Last Wednesday, the pro-Palestine encampment on a small square in front of a Groningen University (RUG) building in Groningen was cleared by police officers and municipal services. The protesters, who had intended to end the camp in the next few days, left after being warned of a big police presence close by. Now nothing is left of the camping gear, books, clothes and artworks of the students that were picked up by municipal garbage trucks.

That afternoon, a last protest march was held in the Groningen city center, not far from the now-emptied square. At the time, I was studying in a faculty building across the street. Everyone was suddenly asked to exit via the back door due to safety concerns about the street protest. From inside, I could not hear nor tell what was going on beyond the door: a street protest had ended in protesters occupying a university building for several hours. The students also hung a banner outside its window stating “RUG, you can’t hide, we charge you with genocide”. Outside, a large crowd of protesters formed a human chain to keep the police from entering the premise.
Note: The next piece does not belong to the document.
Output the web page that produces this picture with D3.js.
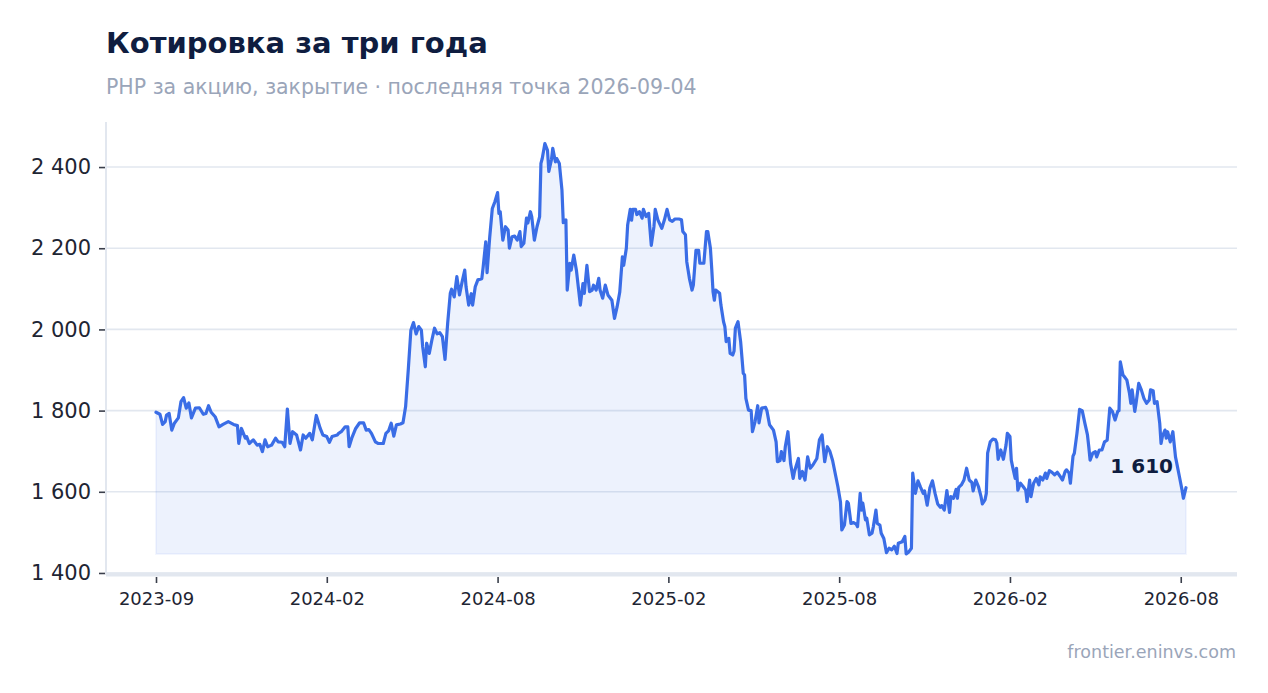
<!DOCTYPE html>
<html>
<head>
<meta charset="utf-8">
<script src="https://cdn.jsdelivr.net/npm/d3@7"></script>
<style>
  body { margin: 0; background: #fff; }
  svg { display: block; font-family: 'DejaVu Sans', sans-serif; }
</style>
</head>
<body>
<svg id="chart" width="1268" height="693"></svg>
<script>
// trading-day index since start and close price
const dayIndex = [
  0,3,5,7,8,10,12,14,17,19,21,23,25,27,30,33,36,38,40,42,45,48,51,55,59,62,63,65,68,69,
  71,74,77,79,81,83,85,88,91,93,96,98,100,102,104,107,110,112,114,117,119,122,125,127,130,132,134,138,139,141,
  144,146,147,149,152,155,158,160,162,164,167,169,173,175,177,179,181,183,186,188,190,192,194,196,198,200,202,203,205,206,
  208,210,212,214,216,218,220,222,224,225,227,229,231,233,235,236,238,240,241,243,245,248,249,251,252,254,256,258,260,261,
  262,264,266,268,269,271,273,275,277,278,280,282,283,285,286,288,290,292,293,294,296,298,299,301,302,304,305,307,309,310,
  312,313,315,316,318,320,321,323,325,326,328,330,332,333,335,337,338,340,342,344,347,349,351,353,355,356,358,359,361,362,
  363,365,366,368,370,371,373,375,377,379,380,382,385,387,389,391,393,395,398,400,401,403,404,406,408,409,411,413,414,417,
  419,420,422,423,424,425,426,429,430,432,433,434,436,437,439,440,441,443,445,447,448,449,451,453,454,456,458,459,461,464,
  465,467,470,472,473,475,476,478,479,481,483,485,486,489,490,492,494,496,498,500,503,505,507,509,511,513,515,519,521,522,
  524,526,527,529,531,533,534,536,537,538,540,541,543,545,546,548,549,551,552,554,556,558,560,562,564,565,568,570,571,573,
  575,576,578,580,582,584,585,587,589,591,593,595,597,598,600,602,604,605,607,609,610,611,613,615,617,619,621,622,624,626,
  628,629,631,632,633,635,637,639,640,641,643,645,647,648,650,651,652,654,655,656,658,660,662,663,665,666,668,670,672,673,
  675,677,678,680,682,684,686,688,690,692,693,695,696,698,699,701,703,705,707,709,710,711,713,715,716,718,720,722,724,726,
  728,730,732,733,734,736,737,739,741,742,743,745,746,748,750,752,754,756,757,759,760,762,764,765,766,768,769,770,772,774,
  776,777,779,781,782,784
];
const closePrice = [
  1796,1791,1766,1773,1789,1793,1752,1769,1782,1822,1832,1806,1819,1782,1806,1807,1791,1793,1812,1796,1785,1760,1766,1773,1766,1763,1719,1756,1732,1736,
  1719,1728,1715,1717,1699,1728,1711,1715,1732,1723,1722,1711,1804,1719,1748,1740,1703,1740,1732,1744,1728,1788,1756,1740,1736,1722,1736,1740,1744,1748,
  1760,1760,1711,1732,1756,1770,1770,1752,1753,1744,1723,1719,1719,1744,1750,1769,1737,1765,1767,1770,1810,1900,1998,2017,1989,2007,1998,1957,1908,1966,
  1941,1974,2003,1989,1992,1982,1926,2015,2089,2099,2080,2130,2085,2117,2146,2105,2060,2088,2060,2105,2122,2125,2153,2216,2140,2227,2298,2315,2337,2286,
  2290,2220,2253,2245,2200,2228,2230,2220,2241,2204,2212,2274,2262,2290,2278,2220,2253,2278,2409,2421,2458,2441,2389,2418,2446,2413,2421,2409,2343,2263,
  2270,2097,2163,2146,2183,2146,2117,2060,2113,2089,2158,2093,2097,2109,2097,2126,2097,2077,2109,2085,2072,2027,2056,2092,2179,2158,2200,2257,2296,2269,
  2296,2296,2283,2290,2274,2296,2278,2286,2207,2253,2296,2270,2249,2270,2296,2270,2266,2272,2272,2270,2241,2233,2167,2126,2097,2109,2195,2195,2163,2163,
  2241,2241,2200,2150,2093,2072,2097,2089,2060,2019,2007,1970,1978,1941,1937,1947,2003,2019,1970,1892,1888,1830,1801,1800,1748,1773,1812,1770,1806,1808,
  1800,1765,1752,1723,1674,1677,1699,1677,1711,1748,1670,1633,1650,1682,1633,1650,1629,1686,1658,1666,1682,1728,1740,1674,1711,1699,1677,1613,1575,1506,
  1518,1576,1572,1522,1524,1520,1514,1596,1555,1572,1531,1535,1494,1498,1514,1555,1522,1518,1498,1485,1450,1461,1457,1466,1448,1473,1477,1490,1447,1452,
  1461,1646,1596,1627,1611,1596,1602,1567,1609,1627,1596,1570,1562,1566,1555,1603,1549,1588,1584,1606,1584,1611,1617,1629,1658,1629,1623,1602,1629,1613,
  1588,1570,1580,1596,1695,1723,1730,1728,1720,1680,1703,1680,1715,1744,1736,1678,1662,1633,1658,1604,1621,1613,1604,1576,1629,1588,1621,1633,1617,1637,
  1629,1646,1633,1652,1648,1642,1648,1639,1629,1650,1654,1646,1621,1688,1695,1744,1803,1800,1769,1740,1711,1678,1695,1699,1686,1703,1703,1723,1727,1806,
  1798,1777,1798,1800,1920,1888,1884,1875,1842,1818,1851,1798,1818,1867,1851,1830,1818,1826,1851,1849,1818,1822,1769,1719,1736,1752,1732,1748,1723,1748,
  1686,1670,1637,1604,1584,1610
];
const xTickIndex = [0, 130, 260, 390, 520, 650, 780];
const xTickLabels = ['2023-09', '2024-02', '2024-08', '2025-02', '2025-08', '2026-02', '2026-08'];
const yTicks = [1400, 1600, 1800, 2000, 2200, 2400];

const titleText = 'Котировка за три года';
const subtitleText = 'PHP за акцию, закрытие · последняя точка 2026-09-04';
const sourceText = 'frontier.eninvs.com';

// layout
const plot = { left: 106, right: 1237, top: 122, bottom: 575 };
const innerPad = 50;
const navy = '#0f1d40';
const grey = '#9aa5b9';
const blue = '#3a6de6';

const data = dayIndex.map((d, i) => ({ day: d, close: closePrice[i] }));
const ruFormat = d3.formatLocale({ decimal: ',', thousands: ' ', grouping: [3], currency: ['', ''] }).format(',d');

const svg = d3.select('#chart');

const x = d3.scaleLinear()
            .domain([0, d3.max(dayIndex)])
            .range([plot.left + innerPad, plot.right - innerPad - 1]);
const y = d3.scaleLinear()
            .domain([1395, 2511])
            .range([plot.bottom, plot.top]);

// grid
svg.append('g')
   .selectAll('line')
   .data(yTicks)
   .enter()
   .append('line')
   .attr('x1', plot.left)
   .attr('x2', plot.right)
   .attr('y1', d => y(d))
   .attr('y2', d => y(d))
   .attr('stroke', '#e2e7ef')
   .attr('stroke-width', 1.6);

// area + line
const baseline = y(d3.min(closePrice));
const area = d3.area()
               .x(d => x(d.day))
               .y0(baseline)
               .y1(d => y(d.close));
const line = d3.line()
               .x(d => x(d.day))
               .y(d => y(d.close));

svg.append('path')
   .datum(data)
   .attr('d', area)
   .attr('fill', blue)
   .attr('fill-opacity', 0.09)
   .attr('stroke', blue)
   .attr('stroke-opacity', 0.06)
   .attr('stroke-width', 2);

svg.append('path')
   .datum(data)
   .attr('d', line)
   .attr('fill', 'none')
   .attr('stroke', blue)
   .attr('stroke-width', 3.2)
   .attr('stroke-linejoin', 'round')
   .attr('stroke-linecap', 'round');

// axes lines
svg.append('line')
   .attr('x1', plot.left).attr('x2', plot.left)
   .attr('y1', plot.top).attr('y2', plot.bottom)
   .attr('stroke', '#e2e7ef')
   .attr('stroke-width', 2);
svg.append('line')
   .attr('x1', plot.left).attr('x2', plot.right)
   .attr('y1', plot.bottom - 0.5).attr('y2', plot.bottom - 0.5)
   .attr('stroke', '#e2e7ef')
   .attr('stroke-width', 4);

const yAxis = d3.axisLeft(y)
                .tickValues(yTicks)
                .tickSize(6)
                .tickPadding(8)
                .tickFormat(ruFormat);
const yAxisNode = svg.append('g')
   .attr('transform', `translate(${plot.left - 1},0)`)
   .call(yAxis);

const xAxis = d3.axisBottom(x)
                .tickValues(xTickIndex)
                .tickSize(6)
                .tickPadding(9)
                .tickFormat((d, i) => xTickLabels[i]);
const xAxisNode = svg.append('g')
   .attr('transform', `translate(0,${plot.bottom + 2})`)
   .call(xAxis);

[yAxisNode, xAxisNode].forEach(node => {
  node.select('.domain').remove();
  node.selectAll('.tick line').attr('stroke', '#3a3f4b').attr('stroke-width', 1.6);
  node.selectAll('.tick text')
      .attr('fill', '#1e2533')
      .style('font-family', "'DejaVu Sans', sans-serif")
      .style('font-size', '21px');
});
xAxisNode.selectAll('.tick text').style('font-size', '18px');

// last value label
const last = data[data.length - 1];
svg.append('text')
   .attr('x', x(last.day) - 13)
   .attr('y', y(last.close) - 15)
   .attr('text-anchor', 'end')
   .attr('fill', navy)
   .style('font-size', '20px')
   .style('font-weight', 'bold')
   .text(ruFormat(last.close));

// titles
svg.append('text')
   .attr('x', plot.left)
   .attr('y', 53)
   .attr('fill', navy)
   .style('font-size', '29px')
   .style('font-weight', 'bold')
   .text(titleText);
svg.append('text')
   .attr('x', plot.left)
   .attr('y', 94)
   .attr('fill', grey)
   .style('font-size', '20.5px')
   .text(subtitleText);
svg.append('text')
   .attr('x', plot.right - 1)
   .attr('y', 658)
   .attr('text-anchor', 'end')
   .attr('fill', grey)
   .style('font-size', '17.5px')
   .text(sourceText);
</script>
</body>
</html>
A bit later, police in riot gear arrived and ordered the protesters to leave the building. Some followed the order, but eventually the officers entered the premises and used force to evict the protesters, after closing down the blinds to cover the windows.

The protest camp’s Instagram page shows videos of students being beaten with batons, arm-locked and some arrested outside the building. In a post, an anonymous person describes how they allegedly suffered excessive violence and was held in custody indoors for an “illegal” amount of time. The spokesperson of the camp uploaded a statement about her arrest and how she was beaten unconscious, as well as not being addressed with a reason for the detainment. The Groningen Student Union (GSb) has condemned the police action as “disproportionate and intimidating” and multiple protesters are preparing for legal action.

If the allegations are true, they might have legal implications under Dutch procedural law. First, that provides for an obligation for an outdoor activity at least twice a day, which was alleged to be violated by the anonymous person. Second, detainees are entitled to contact their lawyer before any possible conducted interview with authorities. Such an interview should have taken place in case that person was actually in detention for 48 hours, since Dutch procedural law only allows this prolonged detention for the purpose of further questioning.

As regards the University’s response to the protest, the police intervention is not completely in line with the overall policy towards protests by Universities. Dutch higher education institutions recently published a joint directive that does not draw a red line when it comes to occupying buildings – it does not call for the clearance of a building even in case of vandalism, or threatening behavior. Instead, the document points towards the house rules of the institution, which were, in the case of the RUG, tightened in response to recent rallies. Upon request, the press officer of the University of Groningen declined to comment because the police and municipality are responsible for the officer’s actions after all, so the role of the spokesperson is passed on to them.

On Sunday after the protest, organizers called for a silent march in honor of the victims of war in Gaza. Before the march, a speaker condemned the police violence, saying that “we are all traumatized and bruised, and even though we will have to recover days, maybe even months from this, we will continue to fight. This was our declaration of war.” At a walkout Monday protesters decried the excessive police violence, while also upholding the BDS (Boycott, Divest, Sanction) demands targeted at Israeli institutions, and calling for the RUG dean to resign. As a preliminary assessment, it seems like the police intervention did non de-escalate the conflict — instead, it may mark the beginning of even fiercer confrontations between the University and pro-Palestine protesters.